Red Sox radio broadcaster Tim Neverett visited campus Monday following a weeklong trip to Vermont that, by design, left him with no internet and no cell phone service. But he encouraged students that “no” should not be in their lexicon when it comes to sports broadcasting.
The alumnus, who graduated with a mass communications degree in 1988, spoke to a small group on the second floor of the Walker building, and also visited sports communication and sports reporting classes.
Neverett detailed his path to the Fenway Park radio booth, which stretched across the world. Once, Neverett even had to pinch hit as the solo broadcaster for a preliminary soccer match between Iraq and Portugal at the 2004 Olympic Games in Athens on 10 minutes notice. He was in Greece to call baseball, softball, and basketball.
Neverett said persistently saying yes to assignments, regardless of the sport, gained him experience and connections.
“You have to have the utmost confidence in your ability, number one,” Neverett said in an interview. “Number two, the timing may not be right for you to be in that position, so if they say no, it’s not the end of the world. Go down to the next door, knock on that one. You’ve got to keep knocking on doors until someone gives you the opportunity. The more opportunities you get, eventually people will knock on your door. That’s where you want to get to.”
While working in the Denver market prior to landing his first big league play-by-play job with the Pittsburgh Pirates, Neverett’s calendar was filled to capacity. He said he sometimes worked multiple sports in different cities on the same day. One Saturday, Neverett recalled broadcasting a volleyball match in Wyoming at noon and then driving back to Denver to sit behind the mic for a 6 p.m. hockey game.
“I’m thinking to myself at one point, this is crazy,” Neverett said. “The hours I was keeping, the travel I had; I was constantly back and forth to the Denver airport. It was nuts. And I loved it. Loved every second of it.”
Neverett spoke highly of his training at Emerson, and encouraged those assembled to get hands-on experience while completing coursework. Following his freshman year in college, Neverett called Nashua Pirates Double A baseball in his native New Hampshire.
With WEEI, Boston’s sports radio, it’s safe to assume Neverett is now paid more to broadcast baseball than the 25 dollar per-game rate he collected that summer.

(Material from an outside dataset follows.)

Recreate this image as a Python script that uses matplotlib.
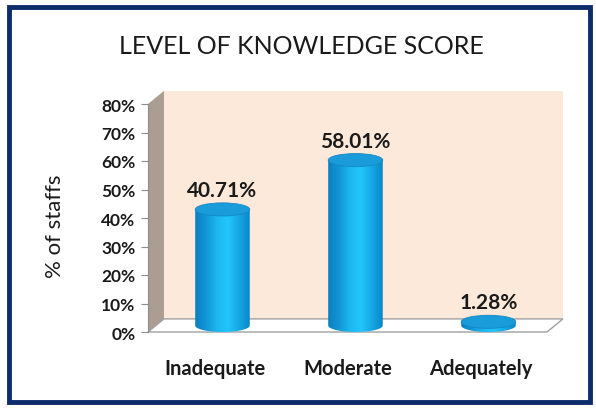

Sophomore journalism major James Kline, who had a front row seat for the event, said Neverett’s success in the field gives him confidence about his future prospects in broadcasting.
“Emerson’s not a school that’s really known for sports,” Kline said. “To know that someone like Tim has made it to the pinnacle … it definitely gives me high hopes for a career in sports broadcasting.”
Sox fans in the room surely wished Neverett’s visit to campus was delayed by a scheduling conflict—the 112th World Series. Neverett, who predicted Boston would make a run at the division crown in a January interview with the Beacon, said his first season lived up to expectations.
“It was fun. I’d seen things offensively I’d never seen before in baseball,” Neverett said. “The team set records, the team was amazingly good offensively. You’re going to win some, you’re going to lose some, you’re going to have some bad nights, but every night that I had was a good night.”